Romancing the Swamp

It is difficult for a thoughtful observer to write about President Trump.  He is at once the most misunderstood man to become president, and at the same time the most mentally undisciplined.  Or so he appears.  He is, of course, accused of so many other negative traits that it is difficult to discuss him and his righteous plans for his term in office.  This means that the first question to answer is how such a brash, uncouth person became president, and the answer to that is barely understood or even heard by the “chattering classes” who inhabit 24-hour news programming, for those are they to whom “ordinary” Americans appear primitive and barely cognizant of the world in which they live.

Trump won because of the breakdown of political parties and of political function.  That is, ordinary, work-a-day citizens perceived – accurately – that neither party could be trusted to do “the right things.”  This perception had been building for decades, back, roughly to the assassination of J.F.K., the tumult of the 60’s, the assassinations of King and R.F.K., and the destructive, hate-filled failures of Vietnam.  Since then the manners and principles of American success have receded as socialism and division shifted the future to one less promising… and less spiritually meaningful.

An unfortunate (for most) result has been a remarkable shift of financial power to both old and new oligarchies, while the hallowed middle-class has shrunk in real terms of its share of total economic power and control.  This alone yields a potent reason for the “great American shift” to continue… and sets limits to that course.  Even the United States can run out of money – the one unsolved fear of socialism.  Trump, imperfectly, represented the only alternative to this shift.

Social de-evolution also reared up in the ‘60s and has accelerated for 50 years: drugs, marriage dissolution, homosexuality in the Catholic Church (What?

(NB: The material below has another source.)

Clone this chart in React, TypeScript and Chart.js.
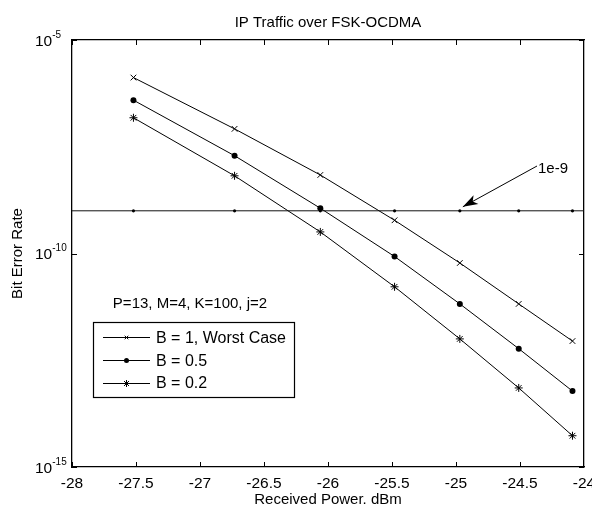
import React, { useEffect, useRef } from 'react';
import { Chart, registerables } from 'chart.js';

Chart.register(...registerables);

// ---- data ----
const powerDbm = [-27.52, -26.73, -26.06, -25.48, -24.97, -24.51, -24.09];
const berWorst = [1.32e-6, 8.3e-8, 6.9e-9, 6.0e-10, 6.0e-11, 6.6e-12, 8.9e-13];
const berHalf = [3.9e-7, 1.95e-8, 1.15e-9, 8.5e-11, 6.6e-12, 5.9e-13, 6.0e-14];
const berFifth = [1.51e-7, 6.6e-9, 3.2e-10, 1.66e-11, 1.0e-12, 7.1e-14, 5.4e-15];
const thresholdBer = 1e-9;
const xMin = -28;
const xMax = -24;
const xStep = 0.5;
const yMinExp = -15;
const yMaxExp = -5;
const yTickExps = [-5, -10, -15];
const seriesLabels = ['B = 1, Worst Case', 'B = 0.5', 'B = 0.2'];
const titleText = 'IP Traffic over FSK-OCDMA';
const xTitleText = 'Received Power. dBm';
const yTitleText = 'Bit Error Rate';
const paramText = 'P=13, M=4, K=100, j=2';
const thresholdText = '1e-9';

const FONT = '"Liberation Sans", Arial, Helvetica, sans-serif';
const W = 592;
const H = 507;

const pts = (ys: number[]) => powerDbm.map((x, i) => ({ x, y: ys[i] }));

function drawMarker(ctx: CanvasRenderingContext2D, style: string, x: number, y: number, r: number) {
  ctx.save();
  ctx.strokeStyle = '#000';
  ctx.fillStyle = '#000';
  ctx.lineWidth = 1;
  ctx.beginPath();
  if (style === 'circle') {
    ctx.arc(x, y, r, 0, Math.PI * 2);
    ctx.fill();
  } else if (style === 'crossRot') {
    const d = r * Math.SQRT1_2;
    ctx.moveTo(x - d, y - d); ctx.lineTo(x + d, y + d);
    ctx.moveTo(x - d, y + d); ctx.lineTo(x + d, y - d);
    ctx.stroke();
  } else if (style === 'star') {
    const d = r * Math.SQRT1_2;
    ctx.moveTo(x - r, y); ctx.lineTo(x + r, y);
    ctx.moveTo(x, y - r); ctx.lineTo(x, y + r);
    ctx.moveTo(x - d, y - d); ctx.lineTo(x + d, y + d);
    ctx.moveTo(x - d, y + d); ctx.lineTo(x + d, y - d);
    ctx.stroke();
  }
  ctx.restore();
}

const decorPlugin = {
  id: 'decor',
  afterDatasetsDraw(chart: any) {
    const ctx: CanvasRenderingContext2D = chart.ctx;
    const { left, right, top, bottom } = chart.chartArea;
    const xs = chart.scales.x;
    const ys = chart.scales.y;
    const L0 = Math.round(left);
    const R0 = Math.round(right) - 1;
    const T0 = Math.round(top);
    const B0 = Math.round(bottom);
    ctx.save();
    ctx.fillStyle = '#000';

    // inward ticks on x (bottom and top)
    for (let v = xMin; v <= xMax + 1e-9; v += xStep) {
      const px = Math.min(R0, Math.round(xs.getPixelForValue(v)));
      ctx.fillRect(px, B0 - 5, 1, 5);
      ctx.fillRect(px, T0, 1, 5);
    }
    // inward ticks on y (left and right)
    for (const e of yTickExps) {
      const py = Math.round(ys.getPixelForValue(Math.pow(10, e)));
      ctx.fillRect(L0, py, 5, 1);
      ctx.fillRect(R0 - 4, py, 5, 1);
    }

    // y tick labels with superscripts
    for (const e of yTickExps) {
      const py = ys.getPixelForValue(Math.pow(10, e));
      ctx.font = `15.5px ${FONT}`;
      ctx.textAlign = 'left';
      ctx.textBaseline = 'alphabetic';
      ctx.fillText('10', 35, py + 5.5);
      const w = ctx.measureText('10').width;
      ctx.font = `10px ${FONT}`;
      ctx.fillText(String(e), 35 + w, py - 2.5);
    }

    // title
    ctx.font = `15px ${FONT}`;
    ctx.textAlign = 'center';
    ctx.textBaseline = 'alphabetic';
    ctx.fillText(titleText, (left + right) / 2, 27);

    // parameter text
    ctx.fillText(paramText, 190, 308);

    // threshold annotation with arrow
    ctx.strokeStyle = '#000';
    ctx.lineWidth = 1;
    const tipX = xs.getPixelForValue(powerDbm[4]) + 3;
    const tipY = ys.getPixelForValue(thresholdBer) - 4;
    const sx = 537, sy = 166;
    ctx.textAlign = 'left';
    ctx.fillText(thresholdText, 538, 172.5);
    ctx.beginPath();
    ctx.moveTo(sx, sy);
    ctx.lineTo(tipX, tipY);
    ctx.stroke();
    const dx = tipX - sx, dy = tipY - sy;
    const len = Math.hypot(dx, dy);
    const ux = dx / len, uy = dy / len;
    const nx = -uy, ny = ux;
    const AL = 15, HW = 5;
    ctx.beginPath();
    ctx.moveTo(tipX, tipY);
    ctx.lineTo(tipX - ux * AL + nx * HW, tipY - uy * AL + ny * HW);
    ctx.lineTo(tipX - ux * AL * 0.75, tipY - uy * AL * 0.75);
    ctx.lineTo(tipX - ux * AL - nx * HW, tipY - uy * AL - ny * HW);
    ctx.closePath();
    ctx.fill();

    // legend
    const lx = 93, ly = 322, lw = 201, lh = 75;
    ctx.fillStyle = '#fff';
    ctx.fillRect(lx, ly, lw, lh);
    ctx.strokeStyle = '#000';
    ctx.lineWidth = 1.2;
    ctx.strokeRect(lx + 0.5, ly + 0.5, lw, lh);
    ctx.lineWidth = 1;
    ctx.fillStyle = '#000';
    const styles = ['crossRot', 'circle', 'star'];
    const sizes = [2.5, 2.5, 3.5];
    const rowY = [337, 360, 382.5];
    ctx.font = `16px ${FONT}`;
    ctx.textAlign = 'left';
    ctx.textBaseline = 'alphabetic';
    for (let i = 0; i < 3; i++) {
      const yy = Math.round(rowY[i]) + 0.5;
      ctx.beginPath();
      ctx.moveTo(103, yy); ctx.lineTo(150, yy);
      ctx.stroke();
      drawMarker(ctx, styles[i], 126.5, yy, sizes[i]);
      ctx.fillText(seriesLabels[i], 156, rowY[i] + 5.8);
    }
    ctx.restore();
  },
};

const frameBorder = { display: true, color: '#000', width: 1.3 };

export default function App() {
  const ref = useRef<HTMLCanvasElement>(null);
  useEffect(() => {
    if (!ref.current) return;
    const thresholdX = [xMin, ...powerDbm, xMax];
    const chart = new Chart(ref.current, {
      type: 'line',
      data: {
        datasets: [
          {
            label: '1e-9',
            data: thresholdX.map((x) => ({ x, y: thresholdBer })),
            borderColor: '#111',
            backgroundColor: '#000',
            borderWidth: 1,
            pointRadius: thresholdX.map((_, i) => (i === 0 || i === thresholdX.length - 1 ? 0 : 1.6)),
            pointStyle: 'circle',
            pointBorderWidth: 0,
          },
          {
            label: seriesLabels[0],
            data: pts(berWorst),
            borderColor: '#000',
            backgroundColor: '#000',
            borderWidth: 1,
            pointStyle: 'crossRot',
            pointRadius: 4,
            pointBorderColor: '#000',
            pointBorderWidth: 1,
          },
          {
            label: seriesLabels[1],
            data: pts(berHalf),
            borderColor: '#000',
            backgroundColor: '#000',
            borderWidth: 1,
            pointStyle: 'circle',
            pointRadius: 3,
            pointBorderWidth: 0,
          },
          {
            label: seriesLabels[2],
            data: pts(berFifth),
            borderColor: '#000',
            backgroundColor: '#000',
            borderWidth: 1,
            pointStyle: 'star',
            pointRadius: 4,
            pointBorderColor: '#000',
            pointBorderWidth: 1,
          },
        ],
      },
      options: {
        responsive: false,
        animation: false,
        events: [],
        layout: { padding: { top: 40, right: 8, left: 0, bottom: 0 } },
        plugins: { legend: { display: false }, title: { display: false }, tooltip: { enabled: false } },
        elements: { line: { tension: 0 } },
        scales: {
          x: {
            type: 'linear',
            position: 'bottom',
            min: xMin,
            max: xMax,
            ticks: {
              stepSize: xStep,
              color: '#000',
              font: { size: 15.5, family: FONT },
              padding: 7,
              maxRotation: 0,
              autoSkip: false,
              callback: (v: any) => String(Number(Number(v).toFixed(2))),
            },
            grid: { display: false, drawTicks: false },
            border: frameBorder,
            title: {
              display: true,
              text: xTitleText,
              color: '#000',
              font: { size: 15, family: FONT },
              padding: { top: 0, bottom: -2 },
            },
            afterFit: (s: any) => {
              s.height = 40;
              s.paddingLeft = 0;
              s.paddingRight = 0;
            },
          },
          xTop: {
            type: 'linear',
            position: 'top',
            min: xMin,
            max: xMax,
            ticks: { display: false },
            grid: { display: false, drawTicks: false },
            border: frameBorder,
            afterFit: (s: any) => {
              s.height = 0;
              s.paddingLeft = 0;
              s.paddingRight = 0;
            },
          },
          y: {
            type: 'logarithmic',
            position: 'left',
            min: Math.pow(10, yMinExp),
            max: Math.pow(10, yMaxExp),
            ticks: { display: false },
            grid: { display: false, drawTicks: false },
            border: frameBorder,
            title: {
              display: true,
              text: yTitleText,
              color: '#000',
              font: { size: 15, family: FONT },
              padding: { top: 8.5, bottom: 0 },
            },
            afterFit: (s: any) => {
              s.width = 72;
              s.paddingTop = 0;
              s.paddingBottom = 0;
            },
          },
          yRight: {
            type: 'logarithmic',
            position: 'right',
            min: Math.pow(10, yMinExp),
            max: Math.pow(10, yMaxExp),
            ticks: { display: false },
            grid: { display: false, drawTicks: false },
            border: frameBorder,
            afterFit: (s: any) => {
              s.width = 0;
              s.paddingTop = 0;
              s.paddingBottom = 0;
            },
          },
        },
      } as any,
      plugins: [decorPlugin],
    });
    return () => chart.destroy();
  }, []);
  return (
    <div style={{ position: 'absolute', left: 0, top: 0, width: W, height: H, background: '#fff' }}>
      <canvas ref={ref} width={W} height={H} style={{ display: 'block' }} />
    </div>
  );
}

You’re blaming gays for their problems?  Well, media has been all too careful to euphemize feral homosexuality into “pederasty.”), dilution of public education with social issues, and revival of racialism and division.  There are, now, but two unforgivable sins: so-called racism and intolerance.

The history of America is not all bad nor were the men and women, black, white or “red,” who built its history one action, one child, one thought, one plan, one love and one hate at a time.  Neither is its history all good, nor were the men and women, black, white, or “red,” who built its history one action, one child, one thought, one plan, one love and one hate at a time.  They were human.  But, because of the magic of freedom and personal sovereignty embedded in our Constitution, Americans, good and bad, could take responsibility for, and accept the consequences of, their actions.  It worked, even through the Civil War years and all that led up to them, and thereafter through World War I and the Depression and through World War II and during the initial containment of communism around the world.  That is, it worked until the 1960’s.

It worked because Americans could vote bums out of office when their lies became too large to hide; when their peccadilloes became too blatant; when their thieving aggrandizement became too obvious.  It worked because Americans, good and bad, maintained a rough agreement – conscience if you will – that held to a shared model of right and wrong, good and evil, honesty and mendacity.  Those days are largely behind us.

Prudence shows that honesty fades faster and faster as people fight harder and harder to ignore truth, reality and history.  Mind-altering drugs do this and represent this; the new phenomenon of gender pretense does this and represents this; the utter disconnect of political words and deeds does this and represents this.  Enter Donald Trump – the candidate farthest from the political swamp Americans could choose.

The hatred now condoned against Trump and anyone who voted for him, is so unbalanced that Trump supporters, black, white or “red,” are suddenly the largest out-group since the civil war.  And ever-wilder expressions of hatred and opposition to the first president in 4 generations who promises to unravel the swamp of lies and soft state fascism (sometimes not so soft), actually strengthens his support, however invisible it is to pollsters.  There is no desire to be vilified and mocked for wanting to clean out the nests of vipers that is the federal behemoth – congress included.

Working Americans have watched as the promise of education wilts under political correctness; they watch as the promise of the Bill of Rights has become so foreign to voters that they would not vote for it today; they watch as the promise of sound money and thrift is stolen in broad daylight by a “Federal Reserve” that is neither federal or a reserve; they watch as the Department of Justice blatantly declares that it will not prosecute civil right violations by other than whites; they watch as the Clinton Crime Family pockets tens of millions even as they help weaken the nation internationally; they watch as their erstwhile servant government dictates with whom they must shower and pee; they watch as police power protects incompetent officers who ought to be in jail, while it forces honest bakers out of business, hounded by hate-mongers, and then fines the bakers; they watch as illegal entrants swarm across our borders and then as our own governments coddle them, subsidize them, grant them rights due only citizens, and forgive them even their murderous, drug-dealing trespasses; and they watch in secret delight as the squirming, wailing salamanders of self-aggrandizement display phony horror at uncouth statements the president makes – not untrue, but uncouth.

Yet Hillary and others as mendacious as she still scratch their heads and wonder how Trump could possibly get elected.  How stupid do they think the majority is?